Turning now to the meat-eaters that the great grazers were running away from, we find some more fascinating convergences. In the Old World we are familiar with such large hunters as wolves, dogs,
hyenas, and the big cats — lions, tigers, leopards and cheetahs. A big cat that has only recently gone extinct is the sabre-tooth (‘tiger’), named after its colossal canine teeth which jutted down from the upper jaw in the front of what must have been a terrifying gape. Until recent times there were no true cats or dogs in Australia or the New World (pumas and jaguars are recently evolved from Old World cats). But in both those continents there were marsupial equivalents.
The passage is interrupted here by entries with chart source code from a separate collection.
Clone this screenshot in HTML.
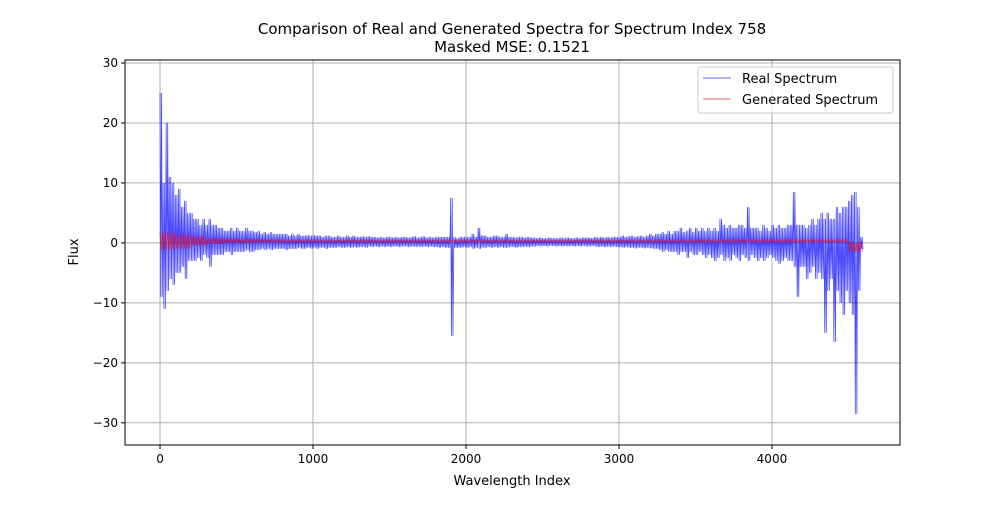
<!DOCTYPE html>
<html><head><meta charset="utf-8"><style>
body{margin:0;background:#fff;}
svg text{font-family:"DejaVu Sans","Liberation Sans",sans-serif;fill:#000;}
</style></head><body>
<svg id="chart" width="1000" height="500" xmlns="http://www.w3.org/2000/svg">
<rect width="1000" height="500" fill="#fff"/>
<text x="512" y="34" font-size="15" text-anchor="middle">Comparison of Real and Generated Spectra for Spectrum Index 758</text>
<text x="512" y="52" font-size="15" text-anchor="middle">Masked MSE: 0.1521</text>
<g id="grid"></g>
<g id="series"></g>
<rect x="125" y="60" width="775" height="385" fill="none" stroke="#000" stroke-width="1"/>
<g id="ticks"></g>
<text x="512" y="485" font-size="13" text-anchor="middle">Wavelength Index</text>
<text x="78" y="252" font-size="13" text-anchor="middle" transform="rotate(-90 78 252)">Flux</text>
<g>
<rect x="698" y="67" width="195" height="46" rx="3" fill="#fff" fill-opacity="0.8" stroke="#ccc"/>
<line x1="703" y1="78" x2="731" y2="78" stroke="#0000ff" stroke-opacity="0.6"/>
<text x="742" y="83" font-size="13">Real Spectrum</text>
<line x1="703" y1="99" x2="731" y2="99" stroke="#ff0000" stroke-opacity="0.6"/>
<text x="742" y="104" font-size="13">Generated Spectrum</text>
</g>
</svg>
<script>
const xTicks=[0,1000,2000,3000,4000];
const yTicks=[-30,-20,-10,0,10,20,30];
const realBin=20;
const realHigh=[25,10,20,11,10,8,9,6,7,5,
5,4,4,3,4,3,4,3,3,2.5,
2.5,2,2,2.5,2,2.5,2,2,2.5,2,
2,1.8,2,1.5,1.8,1.5,1.8,1.5,1.5,1.5,
1.5,1.5,1.2,1.5,1.2,1.5,1.2,1.2,1.3,1.2,
1.3,1.2,1.2,1,1.2,1.2,1,1,1.2,1,
1,1.2,1,1.2,1,1,1.1,1,1.1,1,
1,0.9,1,0.9,1,1,0.9,1,0.9,1,
1,0.9,1,1.1,0.9,1,1.1,0.9,1,0.9,
1,1,1,1,1,7.5,1,0.8,1,1,
1,1,1.5,1,2.5,1.2,1.2,1,1,1.2,
1.2,1,1,1.5,1,1,0.9,1,1,0.9,
1,0.9,0.9,0.8,0.9,0.8,0.8,0.9,0.8,0.8,
0.8,0.9,0.8,0.9,0.8,0.8,0.9,0.8,0.9,0.9,
0.9,0.8,1,0.9,1,0.9,1,0.9,1,1,
1,1.2,1,1.1,1.2,1,1.1,1.2,1,1.2,
1.5,1.2,1.5,1.5,1.8,1.5,2,1.5,2,2,
2.5,1.8,2,2.5,1.8,2.5,2,2.5,2,2.5,
2,2.5,2,4,3,2.5,3,2.5,2.5,3,
3,2.5,6,2.5,2.5,2.5,2,3,2.5,2,
3,2.5,3,2.5,2.5,3,3,8.5,3,3,
3,2.5,3,4,3,4,5,4,5,4,
4,6,5,6,6,7,8,8.5,6,1];
const realLow=[-9,-11,-8,-6,-7,-5,-5,-4,-6,-3,
-3,-3,-2.5,-3,-2,-2.5,-4,-2,-2,-2,
-2,-1.5,-1.5,-2,-1.5,-1.5,-1.5,-1.5,-1.2,-1.5,
-1.5,-1.2,-1.2,-1,-1.2,-1,-1.2,-1,-1,-1,
-1,-1.2,-1,-1,-1,-0.8,-1,-1,-0.8,-1,
-0.8,-1,-0.8,-0.8,-1,-0.8,-0.8,-0.8,-0.7,-0.8,
-0.8,-0.7,-0.8,-0.7,-0.8,-0.7,-0.7,-0.8,-0.6,-0.7,
-0.6,-0.7,-0.6,-0.7,-0.6,-0.7,-0.6,-0.6,-0.7,-0.6,
-0.6,-0.7,-0.6,-0.7,-0.6,-0.7,-0.6,-0.7,-0.6,-0.7,
-0.7,-0.8,-0.7,-0.8,-0.8,-15.5,-0.8,-0.8,-0.8,-0.7,
-0.8,-0.7,-1,-0.8,-1,-0.8,-0.8,-0.7,-0.8,-0.7,
-0.8,-0.7,-0.8,-0.8,-0.7,-0.7,-0.8,-0.7,-0.7,-0.6,
-0.7,-0.6,-0.6,-0.5,-0.6,-0.5,-0.6,-0.5,-0.5,-0.6,
-0.5,-0.6,-0.5,-0.6,-0.5,-0.6,-0.5,-0.6,-0.5,-0.6,
-0.6,-0.5,-0.6,-0.7,-0.6,-0.7,-0.6,-0.7,-0.6,-0.7,
-0.7,-0.8,-0.7,-0.8,-0.8,-0.9,-0.8,-0.8,-0.9,-0.8,
-0.9,-1,-1,-1.2,-1.5,-1.2,-1.5,-1.5,-1.5,-2,
-1.5,-1.5,-2.5,-1.5,-2,-2,-1.5,-2,-2.5,-2,
-2.5,-3,-2.5,-2,-3,-2.5,-3,-2,-2.5,-3,
-2,-2.5,-3,-2,-2.5,-3,-2.5,-3,-2.5,-2,
-2.5,-3,-3.5,-3,-2.5,-3,-3,-4,-9,-4,
-4,-6,-5,-4,-6,-5,-6,-15,-8,-6,
-16.5,-8,-10,-12,-8,-10,-12,-28.5,-8,-1];
const genBin=100;
const genHigh=[1.8,1.5,1.2,0.8,0.7,0.6,0.6,0.55,0.5,0.5,
0.5,0.5,0.5,0.5,0.45,0.45,0.45,0.45,0.45,0.5,
0.5,0.45,0.45,0.45,0.45,0.45,0.45,0.45,0.45,0.45,
0.5,0.5,0.5,0.5,0.5,0.55,0.55,0.6,0.6,0.6,
0.6,0.6,0.6,0.6,0.6,0.2];
const genLow=[-1.2,-1,-0.5,-0.2,0,0,0.1,0.1,0.1,0.1,
0.1,0.1,0.1,0.1,0.1,0.1,0.1,0.1,0.1,0.1,
0.1,0.1,0.1,0.1,0.1,0.1,0.1,0.1,0.1,0.1,
0.1,0.1,0.1,0.1,0.1,0.1,0.1,0.1,0.1,0.1,
0.1,0.1,0.1,0.1,0.1,-1.5];
const NS='http://www.w3.org/2000/svg';
const X0=125,X1=900,Y0=60,Y1=445,xMin=-229,xMax=4837,yMin=-33.7,yMax=30.5;
function sx(v){return X0+(v-xMin)/(xMax-xMin)*(X1-X0);}
function sy(v){return Y1-(v-yMin)/(yMax-yMin)*(Y1-Y0);}
function mk(tag,attrs,parent){const e=document.createElementNS(NS,tag);for(const k in attrs)e.setAttribute(k,attrs[k]);parent.appendChild(e);return e;}
const grid=document.getElementById('grid'),ticks=document.getElementById('ticks'),series=document.getElementById('series');
xTicks.forEach(t=>{const x=sx(t);
const g=mk('line',{x1:x,x2:x,y1:Y0,y2:Y1,stroke:'#b0b0b0','stroke-width':1},grid);


const tk=mk('line',{x1:x,x2:x,y1:Y1,y2:Y1+4,stroke:'#000'},ticks);


const tx=mk('text',{x:x,y:Y1+18,'font-size':12,'text-anchor':'middle'},ticks);tx.textContent=t;

});
yTicks.forEach(t=>{const y=sy(t);
const g=mk('line',{x1:X0,x2:X1,y1:y,y2:y,stroke:'#b0b0b0','stroke-width':1},grid);


const tk=mk('line',{x1:X0-4,x2:X0,y1:y,y2:y,stroke:'#000'},ticks);


const tx=mk('text',{x:X0-7,y:y+4,'font-size':12,'text-anchor':'end'},ticks);tx.textContent=(t<0?'\u2212'+(-t):t);

});
function zig(high,low,bin,sub){const pts=[];
for(let i=0;i<high.length;i++){for(let k=0;k<sub;k++){
const x0=i*bin+k*bin/sub;
pts.push(sx(x0).toFixed(2)+','+sy(high[i]).toFixed(2));
pts.push(sx(x0+bin/sub/2).toFixed(2)+','+sy(low[i]).toFixed(2));}}
return pts.join(' ');}
const real=mk('polyline',{points:zig(realHigh,realLow,realBin,2),fill:'none',stroke:'#0000ff','stroke-opacity':0.7,'stroke-width':0.8},series);


const gen=mk('polyline',{points:zig(genHigh,genLow,genBin,6),fill:'none',stroke:'#ff0000','stroke-opacity':0.6,'stroke-width':0.9},series);


</script>
</body></html>
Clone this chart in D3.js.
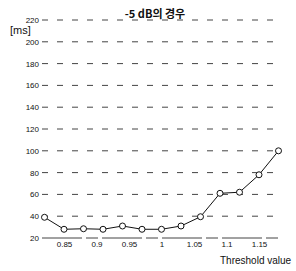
<!DOCTYPE html>
<html><head><meta charset="utf-8">
<script src="https://cdn.jsdelivr.net/npm/d3@7"></script>
<style>body{margin:0;background:#fff;}</style>
</head><body>
<svg id="c" width="296" height="271"></svg>
<script>
const thresholds = [0.82,0.85,0.88,0.91,0.94,0.97,1.00,1.03,1.06,1.09,1.12,1.15,1.18];
const times = [39,28,28.5,28,31,28,28,31,39.5,61,62,78,100];
const xTicks = [0.85,0.9,0.95,1,1.05,1.1,1.15];
const xTickLabels = ["0.85","0.9","0.95","1","1.05","1.1","1.15"];
const yTicks = [20,40,60,80,100,120,140,160,180,200,220];

const svg = d3.select("#c");
const x = d3.scaleLinear().domain([0.85,1.15]).range([64,259]);
const y = d3.scaleLinear().domain([20,220]).range([238,20]);
const gx0 = 42, gx1 = 282;

// gridlines
svg.append("g").selectAll("line").data(yTicks.slice(1)).join("line")
  .attr("x1",gx0).attr("x2",gx1)
  .attr("y1",d=>y(d)).attr("y2",d=>y(d))
  .attr("stroke","#444").attr("stroke-width",1)
  .attr("stroke-dasharray","6,9");
// bottom axis
svg.append("line").attr("x1",gx0).attr("x2",gx1)
  .attr("y1",y(20)).attr("y2",y(20))
  .attr("stroke","#444").attr("stroke-width",1).attr("stroke-dasharray","40,4,12,4");

// y labels
const yAxis = d3.axisLeft(y).tickValues(yTicks).tickSize(0).tickPadding(0);
const ya = svg.append("g").attr("transform","translate(39,0)").call(yAxis);
ya.select(".domain").remove();
ya.selectAll("text").attr("font-family","Liberation Sans Narrow, Liberation Sans, sans-serif")
  .attr("font-size",8).attr("fill","#111");

// x labels
const xAxis = d3.axisBottom(x).tickValues(xTicks).tickFormat((d,i)=>xTickLabels[i]).tickSize(0).tickPadding(3);
const xa = svg.append("g").attr("transform",`translate(0,${y(20)})`).call(xAxis);
xa.select(".domain").remove();
xa.selectAll("text").attr("font-family","Liberation Sans Narrow, Liberation Sans, sans-serif")
  .attr("font-size",8).attr("fill","#111");

// line
const line = d3.line().x((d,i)=>x(thresholds[i])).y(d=>y(d));
svg.append("path").datum(times).attr("d",line)
  .attr("fill","none").attr("stroke","#111").attr("stroke-width",1);
svg.append("g").selectAll("circle").data(times).join("circle")
  .attr("cx",(d,i)=>x(thresholds[i])).attr("cy",d=>y(d)).attr("r",3)
  .attr("fill","#fff").attr("stroke","#111").attr("stroke-width",1);

// texts
svg.append("text").attr("x",155).attr("y",18).attr("text-anchor","middle")
  .attr("font-family","Noto Sans CJK KR, sans-serif").attr("font-size",11).attr("font-weight","bold")
  .attr("fill","#111").text("-5 dB의 경우");
svg.append("text").attr("x",10).attr("y",34)
  .attr("font-family","Liberation Sans, sans-serif").attr("font-size",11)
  .attr("fill","#111").text("[ms]");
svg.append("text").attr("x",220).attr("y",264)
  .attr("font-family","Liberation Sans, sans-serif").attr("font-size",10)
  .attr("fill","#111").text("Threshold value");
</script>
</body></html>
In Australia the thylacine, or marsupial ‘wolf’ (often called the Tasmanian wolf because it survived in Tasmania for a little longer than in mainland Australia), was tragically driven extinct within living memory, slaughtered in enormous numbers as a ‘pest’ and for ‘sport’ by humans (there is a slight hope that it may still survive in remote parts of Tasmania, areas which themselves are now threatened with destruction in the interests of providing ‘employment’ for humans). It is not to be confused with the dingo, by the way, which is a true dog, introduced to Australia more recently by (aboriginal) man. A ciné film made in the 1930s of the last known thylacine, restlessly pacing its lonely zoo cage, shows an uncannily dog-like animal, its marsupial nature betrayed only by its slightly undog-like way of holding its pelvis and back legs, presumably something to do with accommodating its pouch. To any dog-lover, the contemplation of this alternative approach to the dog design, this evolutionary traveller along a parallel road separated by 100 million years, this part-familiar yet part utterly alien other-worldly dog, is a moving experience. Maybe they were pests to humans, but humans were much bigger pests to them; now there are no thylacines left and a considerable surplus of humans.